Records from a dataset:
___

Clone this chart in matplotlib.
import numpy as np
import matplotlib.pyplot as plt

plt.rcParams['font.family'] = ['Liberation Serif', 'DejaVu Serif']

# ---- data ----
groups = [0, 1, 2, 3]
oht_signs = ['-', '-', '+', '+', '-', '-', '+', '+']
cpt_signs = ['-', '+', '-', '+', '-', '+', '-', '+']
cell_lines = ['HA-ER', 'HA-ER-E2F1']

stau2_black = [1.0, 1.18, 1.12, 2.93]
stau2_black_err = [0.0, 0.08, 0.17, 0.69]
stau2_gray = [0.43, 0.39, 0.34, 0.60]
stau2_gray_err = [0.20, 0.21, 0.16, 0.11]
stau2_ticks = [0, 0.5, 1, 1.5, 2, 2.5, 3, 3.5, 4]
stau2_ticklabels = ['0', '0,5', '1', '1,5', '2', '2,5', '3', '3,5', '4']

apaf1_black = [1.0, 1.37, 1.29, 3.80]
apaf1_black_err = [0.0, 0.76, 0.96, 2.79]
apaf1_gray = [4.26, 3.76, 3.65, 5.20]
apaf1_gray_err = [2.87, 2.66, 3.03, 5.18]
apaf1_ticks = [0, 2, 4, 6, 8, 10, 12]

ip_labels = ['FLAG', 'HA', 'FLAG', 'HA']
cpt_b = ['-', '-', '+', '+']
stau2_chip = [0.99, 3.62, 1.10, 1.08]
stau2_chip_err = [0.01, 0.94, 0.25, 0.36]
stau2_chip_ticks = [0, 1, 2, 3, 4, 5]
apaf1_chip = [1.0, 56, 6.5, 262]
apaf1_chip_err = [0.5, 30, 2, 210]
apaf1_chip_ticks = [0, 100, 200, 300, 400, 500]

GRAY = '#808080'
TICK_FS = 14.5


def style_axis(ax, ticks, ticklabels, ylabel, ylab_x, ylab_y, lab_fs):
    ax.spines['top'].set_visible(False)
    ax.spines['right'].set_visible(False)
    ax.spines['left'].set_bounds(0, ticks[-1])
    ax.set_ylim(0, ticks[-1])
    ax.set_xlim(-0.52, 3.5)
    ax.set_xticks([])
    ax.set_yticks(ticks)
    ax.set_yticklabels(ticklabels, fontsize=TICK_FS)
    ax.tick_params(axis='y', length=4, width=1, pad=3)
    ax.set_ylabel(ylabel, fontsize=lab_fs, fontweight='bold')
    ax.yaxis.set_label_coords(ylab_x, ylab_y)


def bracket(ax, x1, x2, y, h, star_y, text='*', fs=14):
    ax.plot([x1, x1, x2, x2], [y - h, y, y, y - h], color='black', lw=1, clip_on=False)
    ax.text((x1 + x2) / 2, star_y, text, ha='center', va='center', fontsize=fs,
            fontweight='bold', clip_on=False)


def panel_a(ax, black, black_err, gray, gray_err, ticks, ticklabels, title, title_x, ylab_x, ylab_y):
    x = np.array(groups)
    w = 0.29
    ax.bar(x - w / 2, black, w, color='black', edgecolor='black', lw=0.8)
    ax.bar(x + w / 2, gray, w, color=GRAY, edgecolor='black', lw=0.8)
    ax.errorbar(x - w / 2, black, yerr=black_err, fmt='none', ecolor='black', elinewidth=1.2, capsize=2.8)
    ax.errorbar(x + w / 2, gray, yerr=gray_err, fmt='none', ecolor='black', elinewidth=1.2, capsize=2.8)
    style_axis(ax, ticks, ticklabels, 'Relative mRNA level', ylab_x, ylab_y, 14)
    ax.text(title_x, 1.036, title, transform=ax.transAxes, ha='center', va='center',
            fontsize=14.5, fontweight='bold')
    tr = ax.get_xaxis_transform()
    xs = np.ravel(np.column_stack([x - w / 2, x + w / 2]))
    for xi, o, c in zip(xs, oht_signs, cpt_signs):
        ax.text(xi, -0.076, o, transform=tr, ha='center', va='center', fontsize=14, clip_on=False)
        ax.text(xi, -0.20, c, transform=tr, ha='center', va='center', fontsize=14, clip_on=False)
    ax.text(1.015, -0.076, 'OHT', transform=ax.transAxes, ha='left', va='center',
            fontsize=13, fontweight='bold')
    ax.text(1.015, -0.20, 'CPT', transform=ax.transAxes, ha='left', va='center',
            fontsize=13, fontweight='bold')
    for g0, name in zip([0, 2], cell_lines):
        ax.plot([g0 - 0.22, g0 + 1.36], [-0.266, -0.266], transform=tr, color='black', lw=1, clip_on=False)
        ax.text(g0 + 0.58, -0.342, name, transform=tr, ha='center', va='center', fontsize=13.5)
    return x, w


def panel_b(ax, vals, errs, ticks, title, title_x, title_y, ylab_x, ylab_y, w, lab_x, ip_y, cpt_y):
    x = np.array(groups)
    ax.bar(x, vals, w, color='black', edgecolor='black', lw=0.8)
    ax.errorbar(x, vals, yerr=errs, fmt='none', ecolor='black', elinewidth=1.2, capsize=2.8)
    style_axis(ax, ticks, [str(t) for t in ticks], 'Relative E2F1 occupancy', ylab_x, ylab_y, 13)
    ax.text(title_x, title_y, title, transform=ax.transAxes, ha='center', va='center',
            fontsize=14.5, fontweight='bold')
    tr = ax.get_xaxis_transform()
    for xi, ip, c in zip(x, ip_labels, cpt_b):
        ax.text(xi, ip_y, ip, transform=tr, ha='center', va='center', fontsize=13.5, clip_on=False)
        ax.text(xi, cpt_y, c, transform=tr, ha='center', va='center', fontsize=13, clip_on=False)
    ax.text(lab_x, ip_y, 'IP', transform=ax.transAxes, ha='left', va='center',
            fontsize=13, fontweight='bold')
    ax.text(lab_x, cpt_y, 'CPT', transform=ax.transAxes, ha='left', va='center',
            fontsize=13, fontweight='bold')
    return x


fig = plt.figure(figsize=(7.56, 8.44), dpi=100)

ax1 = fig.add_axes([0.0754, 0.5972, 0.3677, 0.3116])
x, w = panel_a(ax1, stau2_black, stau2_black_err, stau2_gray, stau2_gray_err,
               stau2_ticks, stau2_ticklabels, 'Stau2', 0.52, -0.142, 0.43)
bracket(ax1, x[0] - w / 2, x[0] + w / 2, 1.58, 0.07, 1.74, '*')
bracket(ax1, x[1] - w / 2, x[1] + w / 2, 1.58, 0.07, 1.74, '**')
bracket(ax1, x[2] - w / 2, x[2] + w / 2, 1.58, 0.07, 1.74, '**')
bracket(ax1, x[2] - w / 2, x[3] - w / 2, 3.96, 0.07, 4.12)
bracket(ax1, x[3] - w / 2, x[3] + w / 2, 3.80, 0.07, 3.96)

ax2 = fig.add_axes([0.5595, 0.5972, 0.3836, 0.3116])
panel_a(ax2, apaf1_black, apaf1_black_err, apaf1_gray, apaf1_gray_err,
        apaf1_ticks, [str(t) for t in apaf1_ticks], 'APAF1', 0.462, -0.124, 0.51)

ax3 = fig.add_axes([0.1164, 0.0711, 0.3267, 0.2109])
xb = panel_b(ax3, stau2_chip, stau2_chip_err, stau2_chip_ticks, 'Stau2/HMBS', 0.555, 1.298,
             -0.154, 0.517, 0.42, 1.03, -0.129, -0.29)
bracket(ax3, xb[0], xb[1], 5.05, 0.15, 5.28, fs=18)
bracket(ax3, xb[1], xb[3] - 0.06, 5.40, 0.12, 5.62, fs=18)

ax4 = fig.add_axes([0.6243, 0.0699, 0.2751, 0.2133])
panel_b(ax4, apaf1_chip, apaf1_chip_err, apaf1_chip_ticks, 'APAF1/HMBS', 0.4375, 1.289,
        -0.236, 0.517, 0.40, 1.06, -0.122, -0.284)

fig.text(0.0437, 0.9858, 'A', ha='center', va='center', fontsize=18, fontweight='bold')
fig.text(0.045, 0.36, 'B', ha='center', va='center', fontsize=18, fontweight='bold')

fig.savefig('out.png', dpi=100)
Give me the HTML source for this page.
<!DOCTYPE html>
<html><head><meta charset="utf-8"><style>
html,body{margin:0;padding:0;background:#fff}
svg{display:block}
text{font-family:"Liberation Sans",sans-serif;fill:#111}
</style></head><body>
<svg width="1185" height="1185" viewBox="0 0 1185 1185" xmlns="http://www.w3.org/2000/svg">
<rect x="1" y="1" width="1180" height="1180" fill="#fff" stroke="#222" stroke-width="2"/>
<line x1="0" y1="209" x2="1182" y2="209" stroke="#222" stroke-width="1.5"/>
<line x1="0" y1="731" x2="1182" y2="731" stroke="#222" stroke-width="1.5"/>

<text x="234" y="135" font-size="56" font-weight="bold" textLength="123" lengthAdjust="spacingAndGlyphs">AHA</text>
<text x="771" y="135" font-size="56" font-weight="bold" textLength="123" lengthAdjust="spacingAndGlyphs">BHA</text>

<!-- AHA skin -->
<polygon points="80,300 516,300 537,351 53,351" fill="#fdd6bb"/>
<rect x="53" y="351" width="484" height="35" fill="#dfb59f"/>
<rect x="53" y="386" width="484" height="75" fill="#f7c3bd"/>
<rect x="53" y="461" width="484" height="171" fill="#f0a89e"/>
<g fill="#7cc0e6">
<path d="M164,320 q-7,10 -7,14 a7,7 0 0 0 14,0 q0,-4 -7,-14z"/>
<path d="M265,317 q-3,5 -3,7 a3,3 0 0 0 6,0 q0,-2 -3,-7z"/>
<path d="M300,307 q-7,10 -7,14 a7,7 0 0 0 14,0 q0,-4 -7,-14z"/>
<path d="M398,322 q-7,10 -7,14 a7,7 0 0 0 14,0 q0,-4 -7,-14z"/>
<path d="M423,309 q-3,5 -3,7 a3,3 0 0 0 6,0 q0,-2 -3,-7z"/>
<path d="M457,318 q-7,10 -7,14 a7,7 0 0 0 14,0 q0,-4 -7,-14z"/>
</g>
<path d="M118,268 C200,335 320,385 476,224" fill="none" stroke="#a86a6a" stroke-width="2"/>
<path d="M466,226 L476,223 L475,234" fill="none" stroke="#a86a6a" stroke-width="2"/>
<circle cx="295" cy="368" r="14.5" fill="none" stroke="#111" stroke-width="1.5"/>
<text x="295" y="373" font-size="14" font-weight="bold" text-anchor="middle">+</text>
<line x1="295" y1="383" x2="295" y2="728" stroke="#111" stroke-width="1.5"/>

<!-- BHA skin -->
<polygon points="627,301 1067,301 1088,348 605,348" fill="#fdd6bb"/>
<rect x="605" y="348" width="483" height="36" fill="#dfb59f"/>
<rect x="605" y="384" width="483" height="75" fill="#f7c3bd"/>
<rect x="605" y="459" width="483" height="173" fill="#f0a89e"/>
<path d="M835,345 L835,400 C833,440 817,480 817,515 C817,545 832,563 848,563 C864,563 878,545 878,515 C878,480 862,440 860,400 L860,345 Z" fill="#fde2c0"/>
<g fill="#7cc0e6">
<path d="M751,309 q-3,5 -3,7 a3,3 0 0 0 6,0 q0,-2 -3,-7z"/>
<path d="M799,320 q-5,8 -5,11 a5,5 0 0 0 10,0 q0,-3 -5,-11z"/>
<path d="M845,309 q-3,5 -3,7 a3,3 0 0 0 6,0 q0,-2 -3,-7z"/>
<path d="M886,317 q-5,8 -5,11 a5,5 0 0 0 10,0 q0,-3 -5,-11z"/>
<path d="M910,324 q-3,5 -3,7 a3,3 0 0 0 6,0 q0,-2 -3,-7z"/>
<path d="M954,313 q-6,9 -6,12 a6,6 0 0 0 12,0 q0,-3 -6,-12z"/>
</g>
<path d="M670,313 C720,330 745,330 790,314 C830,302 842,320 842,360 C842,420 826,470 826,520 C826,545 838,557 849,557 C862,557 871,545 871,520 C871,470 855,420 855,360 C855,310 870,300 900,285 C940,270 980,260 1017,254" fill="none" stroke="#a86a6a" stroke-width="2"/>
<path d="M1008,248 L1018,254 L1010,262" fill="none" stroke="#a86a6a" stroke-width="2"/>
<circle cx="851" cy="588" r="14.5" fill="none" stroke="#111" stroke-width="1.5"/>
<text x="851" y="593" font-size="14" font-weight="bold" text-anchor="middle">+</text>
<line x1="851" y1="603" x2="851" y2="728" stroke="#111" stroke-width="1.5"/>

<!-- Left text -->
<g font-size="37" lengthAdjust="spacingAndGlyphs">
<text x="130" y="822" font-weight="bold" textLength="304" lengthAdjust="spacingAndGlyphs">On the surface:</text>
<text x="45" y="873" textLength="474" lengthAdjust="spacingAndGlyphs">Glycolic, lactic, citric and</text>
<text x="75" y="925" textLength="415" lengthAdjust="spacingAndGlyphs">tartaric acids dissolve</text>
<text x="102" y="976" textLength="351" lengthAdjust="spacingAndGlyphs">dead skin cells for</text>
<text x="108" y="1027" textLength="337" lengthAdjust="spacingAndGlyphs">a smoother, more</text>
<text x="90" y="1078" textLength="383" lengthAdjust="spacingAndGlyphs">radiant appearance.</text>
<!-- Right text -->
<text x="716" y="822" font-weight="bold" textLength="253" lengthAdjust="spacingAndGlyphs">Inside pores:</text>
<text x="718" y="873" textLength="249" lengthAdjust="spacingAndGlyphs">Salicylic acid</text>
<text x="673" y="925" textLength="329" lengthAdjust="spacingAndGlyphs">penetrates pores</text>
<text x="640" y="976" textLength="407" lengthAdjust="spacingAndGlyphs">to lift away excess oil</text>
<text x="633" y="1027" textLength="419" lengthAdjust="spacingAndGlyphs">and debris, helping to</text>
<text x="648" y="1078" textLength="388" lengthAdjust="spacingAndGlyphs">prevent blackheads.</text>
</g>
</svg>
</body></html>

___

> [EXERCISE TASK]:
In this exercise, copy only the lines from the opening line of the material through the line where "ax.yaxis.set_label_coords(ylab_x, ylab_y)" appears.

> [THE SOLUTION]:
Clone this chart in matplotlib.
import numpy as np
import matplotlib.pyplot as plt

plt.rcParams['font.family'] = ['Liberation Serif', 'DejaVu Serif']

# ---- data ----
groups = [0, 1, 2, 3]
oht_signs = ['-', '-', '+', '+', '-', '-', '+', '+']
cpt_signs = ['-', '+', '-', '+', '-', '+', '-', '+']
cell_lines = ['HA-ER', 'HA-ER-E2F1']

stau2_black = [1.0, 1.18, 1.12, 2.93]
stau2_black_err = [0.0, 0.08, 0.17, 0.69]
stau2_gray = [0.43, 0.39, 0.34, 0.60]
stau2_gray_err = [0.20, 0.21, 0.16, 0.11]
stau2_ticks = [0, 0.5, 1, 1.5, 2, 2.5, 3, 3.5, 4]
stau2_ticklabels = ['0', '0,5', '1', '1,5', '2', '2,5', '3', '3,5', '4']

apaf1_black = [1.0, 1.37, 1.29, 3.80]
apaf1_black_err = [0.0, 0.76, 0.96, 2.79]
apaf1_gray = [4.26, 3.76, 3.65, 5.20]
apaf1_gray_err = [2.87, 2.66, 3.03, 5.18]
apaf1_ticks = [0, 2, 4, 6, 8, 10, 12]

ip_labels = ['FLAG', 'HA', 'FLAG', 'HA']
cpt_b = ['-', '-', '+', '+']
stau2_chip = [0.99, 3.62, 1.10, 1.08]
stau2_chip_err = [0.01, 0.94, 0.25, 0.36]
stau2_chip_ticks = [0, 1, 2, 3, 4, 5]
apaf1_chip = [1.0, 56, 6.5, 262]
apaf1_chip_err = [0.5, 30, 2, 210]
apaf1_chip_ticks = [0, 100, 200, 300, 400, 500]

GRAY = '#808080'
TICK_FS = 14.5


def style_axis(ax, ticks, ticklabels, ylabel, ylab_x, ylab_y, lab_fs):
    ax.spines['top'].set_visible(False)
    ax.spines['right'].set_visible(False)
    ax.spines['left'].set_bounds(0, ticks[-1])
    ax.set_ylim(0, ticks[-1])
    ax.set_xlim(-0.52, 3.5)
    ax.set_xticks([])
    ax.set_yticks(ticks)
    ax.set_yticklabels(ticklabels, fontsize=TICK_FS)
    ax.tick_params(axis='y', length=4, width=1, pad=3)
    ax.set_ylabel(ylabel, fontsize=lab_fs, fontweight='bold')
    ax.yaxis.set_label_coords(ylab_x, ylab_y)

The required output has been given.